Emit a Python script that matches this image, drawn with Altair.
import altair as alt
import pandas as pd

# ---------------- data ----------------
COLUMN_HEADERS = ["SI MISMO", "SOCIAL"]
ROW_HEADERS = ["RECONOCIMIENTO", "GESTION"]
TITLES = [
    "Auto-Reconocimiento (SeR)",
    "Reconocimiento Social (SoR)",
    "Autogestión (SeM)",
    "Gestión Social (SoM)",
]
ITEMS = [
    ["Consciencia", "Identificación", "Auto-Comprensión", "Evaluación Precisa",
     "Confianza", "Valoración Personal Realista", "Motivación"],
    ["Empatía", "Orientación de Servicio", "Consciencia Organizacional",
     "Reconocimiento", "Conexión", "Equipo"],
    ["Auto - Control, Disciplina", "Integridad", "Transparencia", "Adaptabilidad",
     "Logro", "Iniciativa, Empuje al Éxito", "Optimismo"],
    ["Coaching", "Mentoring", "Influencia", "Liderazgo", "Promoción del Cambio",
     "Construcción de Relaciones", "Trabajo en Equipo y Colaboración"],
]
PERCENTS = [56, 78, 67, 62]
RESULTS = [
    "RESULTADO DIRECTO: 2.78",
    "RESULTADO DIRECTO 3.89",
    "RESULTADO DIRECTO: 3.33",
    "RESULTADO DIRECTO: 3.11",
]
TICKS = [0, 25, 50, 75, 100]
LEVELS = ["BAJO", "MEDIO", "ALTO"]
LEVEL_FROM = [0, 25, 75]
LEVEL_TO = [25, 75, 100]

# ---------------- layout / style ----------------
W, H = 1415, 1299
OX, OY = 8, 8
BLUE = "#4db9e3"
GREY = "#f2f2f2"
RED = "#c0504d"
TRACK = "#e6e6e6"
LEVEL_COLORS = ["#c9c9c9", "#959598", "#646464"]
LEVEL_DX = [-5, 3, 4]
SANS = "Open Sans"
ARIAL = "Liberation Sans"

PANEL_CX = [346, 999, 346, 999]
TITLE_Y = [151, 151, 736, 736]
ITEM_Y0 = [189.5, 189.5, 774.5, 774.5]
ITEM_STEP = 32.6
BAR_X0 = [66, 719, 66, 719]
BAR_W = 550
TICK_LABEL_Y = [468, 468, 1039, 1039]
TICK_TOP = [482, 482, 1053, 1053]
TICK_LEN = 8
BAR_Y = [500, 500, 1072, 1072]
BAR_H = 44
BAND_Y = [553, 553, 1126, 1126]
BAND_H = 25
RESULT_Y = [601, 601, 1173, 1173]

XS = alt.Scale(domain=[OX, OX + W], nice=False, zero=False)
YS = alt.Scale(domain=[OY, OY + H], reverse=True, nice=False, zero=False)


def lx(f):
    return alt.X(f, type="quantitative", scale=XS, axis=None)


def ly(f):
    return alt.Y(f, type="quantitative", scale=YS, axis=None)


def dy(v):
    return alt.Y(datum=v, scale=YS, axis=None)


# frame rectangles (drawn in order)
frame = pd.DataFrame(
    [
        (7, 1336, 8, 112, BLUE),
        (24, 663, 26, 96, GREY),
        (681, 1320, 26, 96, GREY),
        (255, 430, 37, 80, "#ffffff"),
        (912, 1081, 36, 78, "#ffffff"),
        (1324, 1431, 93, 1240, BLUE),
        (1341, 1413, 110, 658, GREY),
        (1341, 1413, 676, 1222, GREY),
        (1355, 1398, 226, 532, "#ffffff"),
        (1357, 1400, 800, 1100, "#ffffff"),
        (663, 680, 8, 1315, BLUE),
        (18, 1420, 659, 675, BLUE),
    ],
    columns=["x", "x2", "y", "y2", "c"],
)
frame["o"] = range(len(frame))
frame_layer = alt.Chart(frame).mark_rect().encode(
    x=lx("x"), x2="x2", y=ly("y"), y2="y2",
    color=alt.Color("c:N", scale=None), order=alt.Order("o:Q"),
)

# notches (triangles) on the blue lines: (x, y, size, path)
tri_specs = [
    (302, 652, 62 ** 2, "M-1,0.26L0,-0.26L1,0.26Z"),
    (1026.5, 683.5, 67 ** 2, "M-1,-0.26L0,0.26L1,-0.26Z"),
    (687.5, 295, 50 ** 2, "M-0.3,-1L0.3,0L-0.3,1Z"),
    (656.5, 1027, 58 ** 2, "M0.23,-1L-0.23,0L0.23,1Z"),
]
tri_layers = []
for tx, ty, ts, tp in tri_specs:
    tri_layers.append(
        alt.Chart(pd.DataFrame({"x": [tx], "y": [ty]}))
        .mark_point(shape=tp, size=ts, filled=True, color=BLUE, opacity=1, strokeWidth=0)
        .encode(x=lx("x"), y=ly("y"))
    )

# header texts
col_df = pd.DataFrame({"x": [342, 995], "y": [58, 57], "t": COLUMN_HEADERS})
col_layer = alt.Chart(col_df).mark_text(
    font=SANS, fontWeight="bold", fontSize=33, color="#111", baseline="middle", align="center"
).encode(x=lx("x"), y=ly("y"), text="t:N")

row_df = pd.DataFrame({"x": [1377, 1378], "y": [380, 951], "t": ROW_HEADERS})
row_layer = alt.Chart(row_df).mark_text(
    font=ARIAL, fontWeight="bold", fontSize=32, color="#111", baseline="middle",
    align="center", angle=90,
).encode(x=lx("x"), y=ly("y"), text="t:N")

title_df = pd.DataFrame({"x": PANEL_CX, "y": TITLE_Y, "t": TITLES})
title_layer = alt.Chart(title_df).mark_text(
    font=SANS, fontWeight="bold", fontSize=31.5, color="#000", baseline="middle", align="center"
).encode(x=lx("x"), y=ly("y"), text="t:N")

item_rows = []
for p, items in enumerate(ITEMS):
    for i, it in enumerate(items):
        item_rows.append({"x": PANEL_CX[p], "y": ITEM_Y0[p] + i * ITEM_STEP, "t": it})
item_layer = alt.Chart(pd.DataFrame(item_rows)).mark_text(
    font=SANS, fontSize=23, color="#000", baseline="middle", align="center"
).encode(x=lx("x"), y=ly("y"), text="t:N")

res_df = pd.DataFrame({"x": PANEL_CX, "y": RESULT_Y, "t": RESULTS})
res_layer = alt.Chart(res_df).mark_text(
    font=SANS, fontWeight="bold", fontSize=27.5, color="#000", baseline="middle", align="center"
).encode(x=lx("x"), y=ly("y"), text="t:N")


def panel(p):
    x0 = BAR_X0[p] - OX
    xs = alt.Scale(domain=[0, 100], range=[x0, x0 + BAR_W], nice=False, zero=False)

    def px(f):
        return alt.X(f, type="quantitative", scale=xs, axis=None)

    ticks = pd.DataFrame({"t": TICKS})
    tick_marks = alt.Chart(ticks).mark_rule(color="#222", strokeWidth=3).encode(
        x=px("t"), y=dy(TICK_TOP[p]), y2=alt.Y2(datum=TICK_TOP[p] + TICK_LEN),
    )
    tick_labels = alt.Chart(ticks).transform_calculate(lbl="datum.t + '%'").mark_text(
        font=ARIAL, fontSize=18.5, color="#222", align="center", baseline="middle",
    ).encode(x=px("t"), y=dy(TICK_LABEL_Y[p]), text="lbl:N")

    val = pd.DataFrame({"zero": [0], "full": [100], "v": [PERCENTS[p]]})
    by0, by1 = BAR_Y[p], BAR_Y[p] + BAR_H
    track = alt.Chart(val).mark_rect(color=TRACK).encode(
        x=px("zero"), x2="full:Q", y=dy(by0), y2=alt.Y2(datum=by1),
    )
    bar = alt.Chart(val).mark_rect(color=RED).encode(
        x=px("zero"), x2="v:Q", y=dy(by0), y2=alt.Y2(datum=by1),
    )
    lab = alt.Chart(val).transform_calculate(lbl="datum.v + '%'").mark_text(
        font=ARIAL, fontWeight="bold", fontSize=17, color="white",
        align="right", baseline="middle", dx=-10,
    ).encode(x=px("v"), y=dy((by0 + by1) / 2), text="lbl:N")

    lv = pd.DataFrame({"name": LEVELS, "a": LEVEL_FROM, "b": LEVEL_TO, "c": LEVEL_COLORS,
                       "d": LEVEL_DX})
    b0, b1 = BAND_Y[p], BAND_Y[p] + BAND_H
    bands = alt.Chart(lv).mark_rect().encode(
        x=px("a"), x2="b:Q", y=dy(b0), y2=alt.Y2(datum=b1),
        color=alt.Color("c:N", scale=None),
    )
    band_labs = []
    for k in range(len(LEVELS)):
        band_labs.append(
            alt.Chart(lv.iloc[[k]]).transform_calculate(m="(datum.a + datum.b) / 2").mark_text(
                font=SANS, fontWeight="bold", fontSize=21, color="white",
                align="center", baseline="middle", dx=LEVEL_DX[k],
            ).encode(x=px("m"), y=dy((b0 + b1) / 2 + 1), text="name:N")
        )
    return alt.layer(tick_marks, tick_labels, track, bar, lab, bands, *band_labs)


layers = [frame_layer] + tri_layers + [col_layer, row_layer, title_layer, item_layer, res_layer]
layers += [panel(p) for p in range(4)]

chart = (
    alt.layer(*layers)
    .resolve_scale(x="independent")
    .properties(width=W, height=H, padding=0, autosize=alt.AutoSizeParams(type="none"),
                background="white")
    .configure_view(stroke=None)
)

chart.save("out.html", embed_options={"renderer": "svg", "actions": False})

------------------------------------------------------------------------

= Exercise directions =
Repeat the material word for word from its opening line up to and including the line containing "import pandas as pd".

= Final answer =
Emit a Python script that matches this image, drawn with Altair.
import altair as alt
import pandas as pd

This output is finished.